>> begin Data section

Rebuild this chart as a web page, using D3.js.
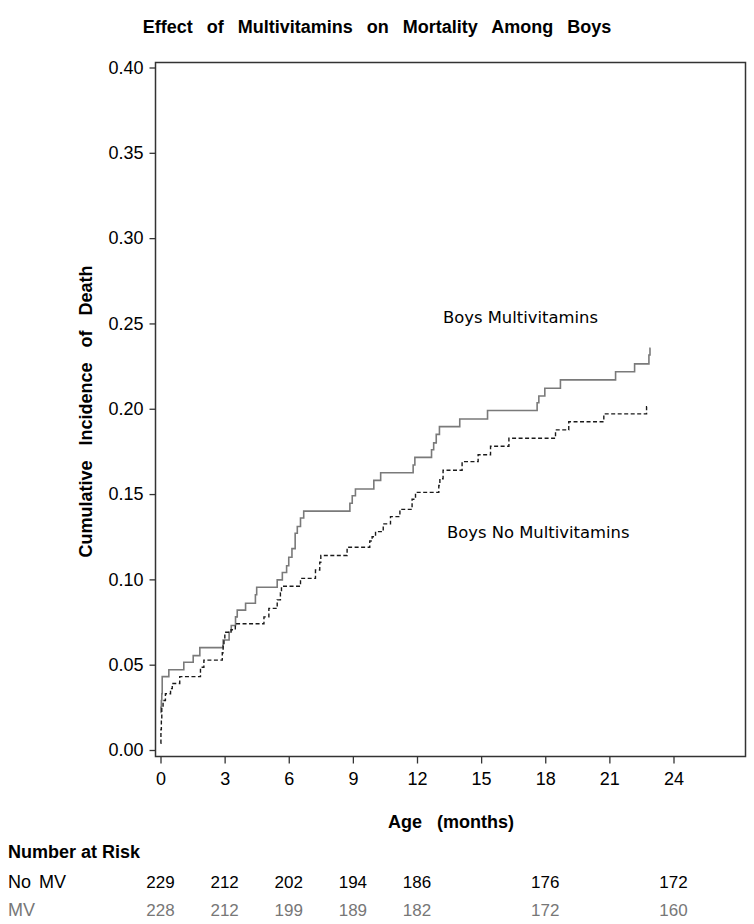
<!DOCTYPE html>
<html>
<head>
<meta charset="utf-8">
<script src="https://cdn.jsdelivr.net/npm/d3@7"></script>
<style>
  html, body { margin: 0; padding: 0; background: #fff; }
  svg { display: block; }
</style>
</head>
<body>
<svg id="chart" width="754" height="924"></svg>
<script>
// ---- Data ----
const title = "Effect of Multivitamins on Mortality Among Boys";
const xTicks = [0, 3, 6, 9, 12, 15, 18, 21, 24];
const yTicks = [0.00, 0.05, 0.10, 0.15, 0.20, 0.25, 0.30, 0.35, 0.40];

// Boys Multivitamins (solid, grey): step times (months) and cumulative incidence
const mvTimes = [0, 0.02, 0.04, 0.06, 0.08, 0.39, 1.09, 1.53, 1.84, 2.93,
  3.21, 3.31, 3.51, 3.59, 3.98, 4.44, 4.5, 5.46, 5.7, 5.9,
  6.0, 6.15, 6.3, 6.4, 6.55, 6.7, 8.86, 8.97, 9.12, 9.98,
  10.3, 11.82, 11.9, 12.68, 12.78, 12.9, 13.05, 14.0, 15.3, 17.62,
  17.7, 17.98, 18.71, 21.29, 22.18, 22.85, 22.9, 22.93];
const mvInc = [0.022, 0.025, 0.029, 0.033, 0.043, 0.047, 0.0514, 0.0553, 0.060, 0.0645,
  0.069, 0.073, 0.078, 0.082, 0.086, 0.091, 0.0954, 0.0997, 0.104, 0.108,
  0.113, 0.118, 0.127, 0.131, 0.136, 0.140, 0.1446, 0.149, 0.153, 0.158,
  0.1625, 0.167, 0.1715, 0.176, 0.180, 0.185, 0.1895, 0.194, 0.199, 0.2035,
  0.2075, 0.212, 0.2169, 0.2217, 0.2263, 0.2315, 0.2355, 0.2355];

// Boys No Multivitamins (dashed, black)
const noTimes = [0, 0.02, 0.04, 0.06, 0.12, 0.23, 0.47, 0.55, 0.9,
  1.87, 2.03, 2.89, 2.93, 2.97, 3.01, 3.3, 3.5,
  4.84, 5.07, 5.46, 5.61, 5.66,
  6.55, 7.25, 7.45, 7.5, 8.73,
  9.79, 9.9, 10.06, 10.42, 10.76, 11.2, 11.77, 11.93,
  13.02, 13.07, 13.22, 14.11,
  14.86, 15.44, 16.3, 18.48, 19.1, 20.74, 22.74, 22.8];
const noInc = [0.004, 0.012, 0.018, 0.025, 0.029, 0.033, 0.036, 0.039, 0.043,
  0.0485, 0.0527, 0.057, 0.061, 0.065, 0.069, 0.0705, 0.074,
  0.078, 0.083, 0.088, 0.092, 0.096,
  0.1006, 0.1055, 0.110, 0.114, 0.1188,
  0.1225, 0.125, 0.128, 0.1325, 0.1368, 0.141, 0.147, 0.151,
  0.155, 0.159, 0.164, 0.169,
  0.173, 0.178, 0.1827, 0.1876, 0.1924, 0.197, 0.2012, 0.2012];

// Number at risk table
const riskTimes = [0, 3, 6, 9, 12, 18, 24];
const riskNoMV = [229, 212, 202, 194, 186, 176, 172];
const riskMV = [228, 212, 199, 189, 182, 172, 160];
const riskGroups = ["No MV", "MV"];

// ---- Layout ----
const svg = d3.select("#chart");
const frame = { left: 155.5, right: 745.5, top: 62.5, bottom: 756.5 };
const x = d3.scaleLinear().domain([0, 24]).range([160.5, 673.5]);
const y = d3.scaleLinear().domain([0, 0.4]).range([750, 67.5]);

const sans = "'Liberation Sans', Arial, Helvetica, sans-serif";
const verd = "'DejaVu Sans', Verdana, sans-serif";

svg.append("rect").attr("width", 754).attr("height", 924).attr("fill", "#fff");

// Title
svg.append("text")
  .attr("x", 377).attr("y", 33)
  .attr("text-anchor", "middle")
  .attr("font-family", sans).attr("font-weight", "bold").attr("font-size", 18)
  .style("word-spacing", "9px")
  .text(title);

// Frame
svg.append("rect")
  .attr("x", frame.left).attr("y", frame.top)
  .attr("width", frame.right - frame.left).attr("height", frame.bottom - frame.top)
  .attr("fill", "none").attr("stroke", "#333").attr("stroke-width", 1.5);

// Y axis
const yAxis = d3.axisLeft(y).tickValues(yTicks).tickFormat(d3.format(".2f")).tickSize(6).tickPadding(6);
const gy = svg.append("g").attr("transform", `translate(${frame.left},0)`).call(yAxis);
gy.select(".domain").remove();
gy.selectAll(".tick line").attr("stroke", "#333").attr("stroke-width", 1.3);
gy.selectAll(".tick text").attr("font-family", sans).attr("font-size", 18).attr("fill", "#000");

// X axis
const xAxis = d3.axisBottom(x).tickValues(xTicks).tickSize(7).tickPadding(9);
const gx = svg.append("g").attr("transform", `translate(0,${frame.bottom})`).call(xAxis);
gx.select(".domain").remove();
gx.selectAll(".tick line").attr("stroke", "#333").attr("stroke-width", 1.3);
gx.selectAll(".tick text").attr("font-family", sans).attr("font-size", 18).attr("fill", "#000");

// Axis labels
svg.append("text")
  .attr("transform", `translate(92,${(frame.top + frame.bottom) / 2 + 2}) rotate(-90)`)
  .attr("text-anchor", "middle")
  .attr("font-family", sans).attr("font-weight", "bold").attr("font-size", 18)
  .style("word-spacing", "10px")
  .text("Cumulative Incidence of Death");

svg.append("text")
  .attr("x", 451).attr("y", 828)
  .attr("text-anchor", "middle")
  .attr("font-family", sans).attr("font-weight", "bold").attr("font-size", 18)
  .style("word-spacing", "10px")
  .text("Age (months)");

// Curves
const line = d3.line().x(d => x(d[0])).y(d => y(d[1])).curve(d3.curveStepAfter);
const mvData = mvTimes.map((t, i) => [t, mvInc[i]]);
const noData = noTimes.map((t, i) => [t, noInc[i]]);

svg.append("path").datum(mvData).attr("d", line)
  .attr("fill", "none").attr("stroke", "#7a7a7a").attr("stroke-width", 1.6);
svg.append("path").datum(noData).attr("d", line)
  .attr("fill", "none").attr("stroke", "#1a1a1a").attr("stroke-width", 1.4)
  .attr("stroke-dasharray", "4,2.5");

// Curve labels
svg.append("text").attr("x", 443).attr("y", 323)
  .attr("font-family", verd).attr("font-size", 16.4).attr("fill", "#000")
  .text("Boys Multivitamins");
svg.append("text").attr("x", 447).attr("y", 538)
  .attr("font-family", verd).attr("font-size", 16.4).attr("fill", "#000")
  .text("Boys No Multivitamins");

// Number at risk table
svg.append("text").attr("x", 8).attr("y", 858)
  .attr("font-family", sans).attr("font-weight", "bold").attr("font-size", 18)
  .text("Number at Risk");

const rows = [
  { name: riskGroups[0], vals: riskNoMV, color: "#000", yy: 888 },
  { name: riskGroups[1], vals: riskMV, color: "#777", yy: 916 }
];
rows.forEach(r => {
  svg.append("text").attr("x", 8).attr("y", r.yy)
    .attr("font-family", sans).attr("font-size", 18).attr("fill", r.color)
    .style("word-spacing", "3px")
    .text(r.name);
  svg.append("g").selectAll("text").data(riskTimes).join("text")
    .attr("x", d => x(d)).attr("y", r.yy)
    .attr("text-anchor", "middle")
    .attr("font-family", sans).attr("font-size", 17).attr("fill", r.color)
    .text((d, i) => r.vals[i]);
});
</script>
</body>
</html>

>> end Data section

- Request
Report the number of lines containing the string "chart" and add nothing to it.

- Answer to the task
3